TU Delft presents 21.14%-efficient IBC-HJT solar cell based on molybdenum oxide hole collector

Scientists at Delft University of Technology in the Netherlands have designed a solar cell with an interdigitated back contact (IBC) and heterojunction (HJT) architecture that uses an electron collection contact stack based on molybdenum oxide (MoO_x).

MoO_x is a transition metal oxide (TMO) nanomaterial that has both novel nanoeffects and excellent semiconductor properties.

“We demonstrate that the use of such a thin MoOx minimizes the shunting losses thanks to its low lateral conductivity while enabling the simplified fabrication process,” the research's lead author, Katarina Kovačević, told pv magazine. “In the presented structure, MoOx acts as a hole transport layer, while electron collection takes place through a novel layer stack.”

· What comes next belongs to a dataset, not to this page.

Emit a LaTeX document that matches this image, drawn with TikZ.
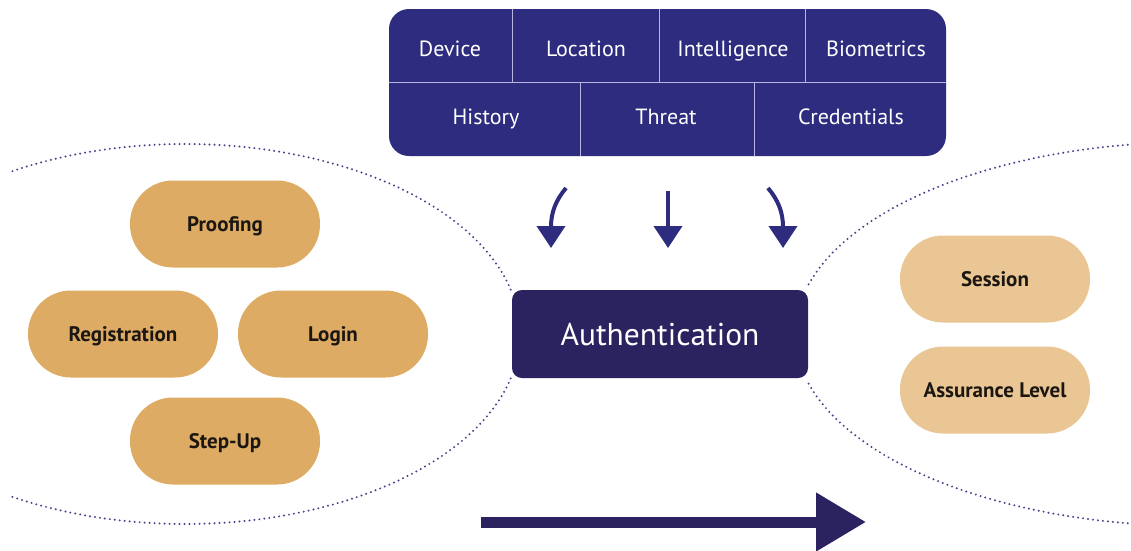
\documentclass[tikz,border=0pt]{standalone}
\usepackage{fontspec}
\setmainfont{PT Sans}
\usetikzlibrary{arrows.meta}
\definecolor{topblue}{RGB}{46,44,126}
\definecolor{authnavy}{RGB}{43,34,96}
\definecolor{pilldark}{RGB}{221,171,99}
\definecolor{pilllight}{RGB}{233,198,147}
\definecolor{divline}{RGB}{185,180,225}
\definecolor{dotcol}{RGB}{70,68,140}
\definecolor{pilltext}{RGB}{28,22,18}
\tikzset{
  cell/.style={text=white, font=\fontsize{22}{26}\selectfont, anchor=base, inner sep=0pt},
  pill/.style={rounded corners=43pt, minimum width=190pt, minimum height=87pt, inner sep=0pt,
     text height=14.5pt, text depth=0pt,
     font=\bfseries\fontsize{21}{25}\selectfont, text=pilltext},
  pillA/.style={pill, fill=pilldark},
  pillB/.style={pill, fill=pilllight},
  dotline/.style={draw=dotcol, line width=2.2pt, dash pattern=on 0pt off 5pt, line cap=round},
  divider/.style={draw=divline, line width=0.8pt},
  smallarrow/.style={draw=topblue, line width=4pt, -{Triangle[width=28pt,length=22pt]}},
  bigarrow/.style={draw=authnavy, line width=11pt, -{Triangle[width=56pt,length=50pt]}}
}
\begin{document}
\begin{tikzpicture}[x=1pt,y=-1pt]
\useasboundingbox (0,0) rectangle (1131,550);
\fill[white] (0,0) rectangle (1131,550);

% dotted ellipses
\draw[dotline] (185,334) ++(-121:335 and 190) arc[start angle=-121, end angle=-13, x radius=335, y radius=190];
\draw[dotline] (185,334) ++(121:335 and 190) arc[start angle=121, end angle=13, x radius=335, y radius=190];
\draw[dotline] (1195,334) ++(-165:400 and 192) arc[start angle=-165, end angle=-96, x radius=400, y radius=192];
\draw[dotline] (1195,334) ++(165:400 and 192) arc[start angle=165, end angle=96, x radius=400, y radius=192];

% top box
\fill[topblue, rounded corners=20pt] (389,9) rectangle (946,156);
\draw[divider] (389,82) -- (946,82);
\draw[divider] (512,9) -- (512,82);
\draw[divider] (659,9) -- (659,82);
\draw[divider] (805,9) -- (805,82);
\draw[divider] (580,82) -- (580,156);
\draw[divider] (754,82) -- (754,156);
\node[cell] (device) at (450,56) {Device};
\node[cell] (location) at (586,56) {Location};
\node[cell] (intel) at (733,56) {Intelligence};
\node[cell] (bio) at (876,56) {Biometrics};
\node[cell] (history) at (486,124) {History};
\node[cell] (threat) at (666,124) {Threat};
\node[cell] (cred) at (851,124) {Credentials};

% authentication
\node[fill=authnavy, rounded corners=10pt, minimum width=296pt, minimum height=88pt, inner sep=0pt,
  text height=22pt, text depth=0pt,
  text=white, font=\fontsize{31.5}{36}\selectfont] (auth) at (660,334) {Authentication};

% small arrows
\coordinate (a1s) at (566,188);
\coordinate (a1e) at (551,248);
\coordinate (a2s) at (668,191);
\coordinate (a2e) at (668,248);
\coordinate (a3s) at (768,188);
\coordinate (a3e) at (783,248);
\draw[smallarrow] (a1s) .. controls (556,200) and (551,212) .. (a1e);
\draw[smallarrow] (a2s) -- (a2e);
\draw[smallarrow] (a3s) .. controls (778,200) and (783,212) .. (a3e);

% left pills
\node[pillA] (proof) at (225,224) {Proofing};
\node[pillA] (reg) at (123,334) {Registration};
\node[pillA] (login) at (333,334) {Login};
\node[pillA] (step) at (225,441) {Step-Up};

% right pills
\node[pillB] (session) at (995,279) {Session};
\node[pillB] (assure) at (995,390) {Assurance Level};

% big arrow
\coordinate (bs) at (481,522);
\coordinate (be) at (866,522);
\draw[bigarrow] (bs) -- (be);
\end{tikzpicture}
\end{document}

The research group explained that, in the proposed cell design, the holes are collected through a stack formed by a thin intrinsic hydrogenated amorphous silicon (a-Si:H) layer, the MoO_x, and transparent conductive oxides (TCO), while electrons are collected via a blanket layer made with a-Si:H, nc-Si:H, MoO_x, and TCO.

“MoO_x is selected because it is characterized by lower lateral conductivity compared to doped hydrogenated nanocrystalline silicon (nc-Si:H),” the researchers stated. “In the proposed architecture, a thin MoO_x layer is deposited as a blanket layer on the full rear side of the device on a pre-patterned nc-Si:H layer.”

The scientists built the cell with an indium tin oxide (ITO) substrate, the blanket layer made with a-Si:H, nc-Si:H, MoO_x, an absorber made of n-type monocrystalline silicon, passivating contacts based on polysilicon and silicon monoxide (SiO_x), and a silver (Ag) metal contact.

“Besides the novel contact stack, our architecture is a great platform for testing industry-relevant processes,” Kovačević further explained. “First, Ag-free and ITO-free contacts can be easily implemented. Second, as TMOs can be deposited much faster than p-type silicon thin films, the industry can benefit from larger throughput. Third, our high-efficiency IBC solar cells can become cost-effective ingredients for future three-terminal perovskite-silicon tandem devices.”

The research team tested the performance of a 4.05 cm2 solar cell built with this configuration under standard illumination conditions and the device was found to achieve a power conversion efficiency of 21.14%, an open-circuit voltage of 689 mV, a short-circuit current density of 39.02 mA/cm2, and a fill factor of 78.61%.

The academics attributed the good performance of the champion device to the optimization of the fabrication flowchart and precise photolithographic patterning, which they said ensured well-defined and well-passivated gaps between electron and hole collecting regions.

“Guided by optoelectrical simulations, further optimization of the fabrication process, fine-tuning of plasma treatments, MoO_x and (n)nc-Si:H layer, and introduction of improved ARC(s) are expected to facilitate efficiencies well above 24% in the short run with the proposed architecture,” they added.

The novel cell architecture was introduced in the paper “Interdigitated-back-contacted silicon heterojunction solar cells featuring novel MoO_x-based contact stacks,” published in Progress in Photovoltaics.

The same research group built in 2022 an HJT cell based on a MoO_x hole collector. The device achieved a power conversion efficiency of 23.83% and a fill factor of 82.18%. “The certified efficiency is – to the best of our knowledge – the highest to date on this type of device,” Isabella said at the time. “The previous record was previously certified by École polytechnique fédérale de Lausanne (EPFL) at 23.5%.”